When the program is compiled and run, if none of the system calls fail then we should get something that looks like this (given the file was empty to begin with).

key1: value1
key2: value2

or

key2: value2
key1: value1

Interruption

But, there is a hidden nuance. Most system calls can be interrupted meaning that the operating system can stop an ongoing system call because it needs to stop the process. So barring fork wait open and close from failing -- they typically go to completion -- what happens if write fails? If write fails and no bytes are written, we can get something like key1: value1 or key2: value2. This is data loss which is incorrect but won't corrupt the file. What happens if write gets interrupted after a partial write? We get all sorts of madness. For example,

key2: key1: value1

Solution

So what should we do? We should use a shared mutex! Consider the following code.

pthread_mutex_t * mutex = NULL;
pthread_mutexattr_t attr;

void write_string(const char *data) {
    pthread_mutex_lock(mutex);
    int fd = open("my_file.txt", O_WRONLY);
    int bytes_to_write = strlen(data), written = 0;
    while(written < bytes_to_write) {
        written += write(fd, data + written, bytes_to_write - written);
    }
    close(fd);
    pthread_mutex_unlock(mutex);
}

int main() {
    pthread_mutexattr_init(&attr);
    pthread_mutexattr_setpshared(&attr, PTHREAD_PROCESS_SHARED);
    pmutex = mmap (NULL, sizeof(pthread_mutex_t), 
                PROT_READ|PROT_WRITE, MAP_SHARED|MAP_ANON, -1, 0);
    pthread_mutex_init(pmutex, &attrmutex);
    if(!fork()) {
        write_string("key1: value1");
        wait(NULL);
        pthread_mutex_destroy(pmutex);
        pthread_mutexattr_destroy(&attrmutex); 
        munmap((void *)pmutex, sizeof(*pmutex));
    } else {
        write_string("key2: value2");
    }
    return 0;
}

What the code does in main is initialize a process shared mutex using a piece of shared memory. You will find out what this call to mmap does later -- just assume for the time being that it create memory that is shared between processes.

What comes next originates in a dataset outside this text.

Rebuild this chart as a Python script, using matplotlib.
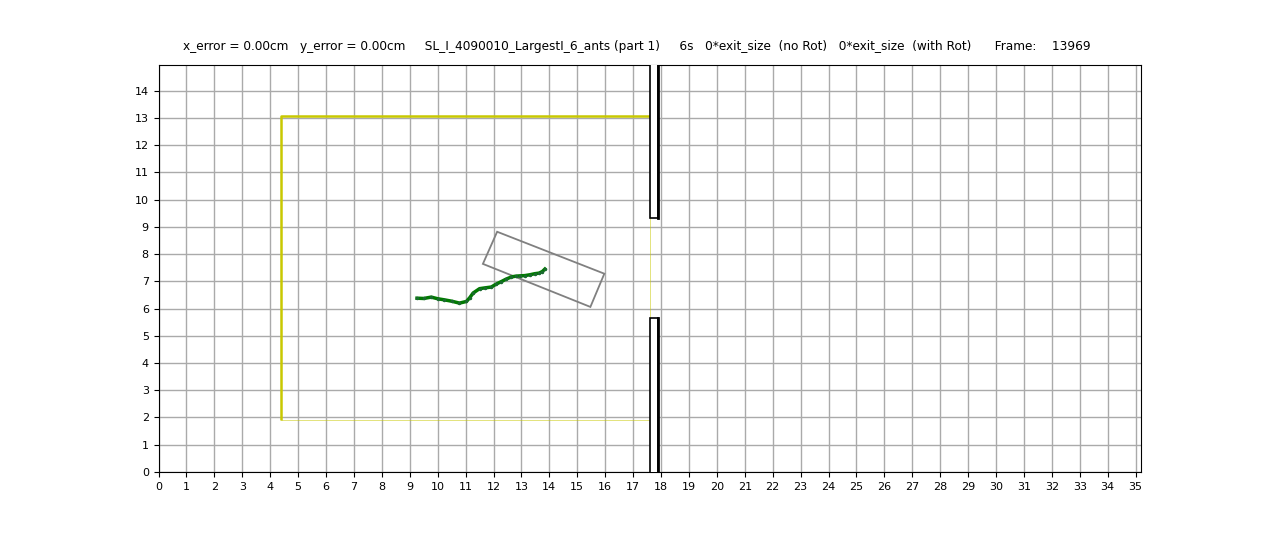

We can initialize a pthread_mutex_t in that special piece of memory and use it as normal. To counter write failing, we have put the write call inside a while loop that keeps writing so long as there are bytes left to write. Now if all the other system calls function, there should be more more race conditions.

Most programs try to avoid this problem entirely by writing to separate files, but it is good to know that there are mutexes across processes, and they are useful.

What else can you do?

You can use all of the primitives that you were taught previously! Barriers, semaphores, and condition variables can all be initialized on a shared piece of memory and used in similar ways to their multithreading counterparts.

Okay, so when would I use this?

• You don't have to worry about arbitrary memory addresses becoming race condition candidates. This means that only areas that you specifically mmap or outside system resources like files are ever in danger.
• You get the nice isolation of a processes so if one process fails the system can maintain intact
• When you have a lot of threads, creating a process might ease the system load

Do I need to memorize the specifics?

No, you just need to know that mutexes and other synchronization primitives can be shared across processes.